Introduction - Lesson #03
Key Verses - Spiritual Glasses
The concept of key verses, or spiritual glasses, should be easy to understand for anyone who wears glasses. I personally have poor vision. While I can stumble around in the dark and find a few things that are always kept in the same place, most of the time I need to turn the light on and put my glasses on to find anything important. And Bible study is a search process. We are looking for information from God, and if we do not know what we are looking for, or what God is trying to provide to us, we will have a hard time finding it. Just as physical glasses allow us to see farther, and keep things in focus, knowing the main point of God's message allows us to see his word.
There are two methods often used to study the Bible. One way is to go to the Bible to prove what you have already decided is true. This method is useless, because our search process will ignore any teaching which does not fit with what be believe. When this type of study is done, we believe the same as we did when we started, and usually we have learned nothing. A better way is to read the Bible to discover what God is trying to say to us. If that is our goal, verses that explain a part of God's message, or why God does something, or shows us the big picture of what everything is about, become very important. These verses are scattered randomly through the Bible, and finding them are like finding gems. The above examples show how to understand the following concepts:
The purpose of a Book: Job is a hard book to read. After a couple of simple chapters it bogs down in an endless debate between several friends that are getting increasingly angry with each other. It is a good book to illustrate how quickly we often loose our compassion for people who are suffering. And the book of Job does not seem to show God caring much about Job. But James throws a different light on it. James is talking to people who are suffering, and he points them to Job as an example of someone who could not see why God was not showing his love. But Job endured, and God blessed him afterward. James says that during the suffering we have no way to understand the heart of God. We have to trust God to bless us when the situation is finished, as he did with Job.

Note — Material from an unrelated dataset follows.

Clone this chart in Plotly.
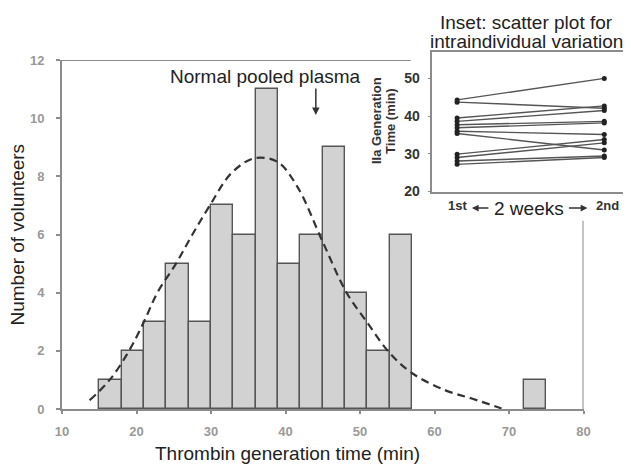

The purpose of punishment: Our society does not like to admit to being wrong, nor are we willing to accept the consequences of our mistakes. Therefore some people simply believe that a "good" God would never punish man, or if they see God bringing punishment upon a nation they believe that he is cruel. But the end of Chronicles, which concludes several hundred years of Jewish history, the author addresses this issue. He said that God wanted a relationship with his people, and that he repeatedly tried everything in his power to get his people to be reasonable. But God has a limit to his patience, and wrong will not go unpunished. We see here a God who is both merciful and just.
Central message of the Bible: When Jesus makes a comment that a way of acting toward each other is a summary of what the law and prophets were teaching, or when he says that our love for God and man is like a nail in a wall that gives the law and the prophets something to hang on, we should sit up and take notice. God is trying to tell us, "This is what I have been trying to tell you all along." Both verses stress the concept that religion, in God's view, is primarily focused in relationships. That shouldn't surprise us. The ten commandments, which form the core of the Jewish law, focused on how we are to act toward God and each other. Most of the Jewish law itemized for various situations what was the right way to act toward others, and how to correct the situation when people did not act that way. All of the attitudes that God asks us to develop within ourselves, and the way he commands us to act toward each other, are designed to build or heal relationships. God is interested in teaching us how to have relationships that will last for the eternity that we will exist. Paul echos this, in 1 Corinthians 13. He examines all of the things that people normally expect from religion: a dynamic preacher, a wise prophet, a person of unshakable faith, the willingness to give our wealth away or to be a martyr. All have no value without love. Paul's description of love is a handbook for building relationships. He says that much of what we think to be important in religion will pass away, but three will remain. And Love is placed at the top of these three. We should constantly be looking the Bible to see what does or does not work with relationships, and also seeing how God defines himself.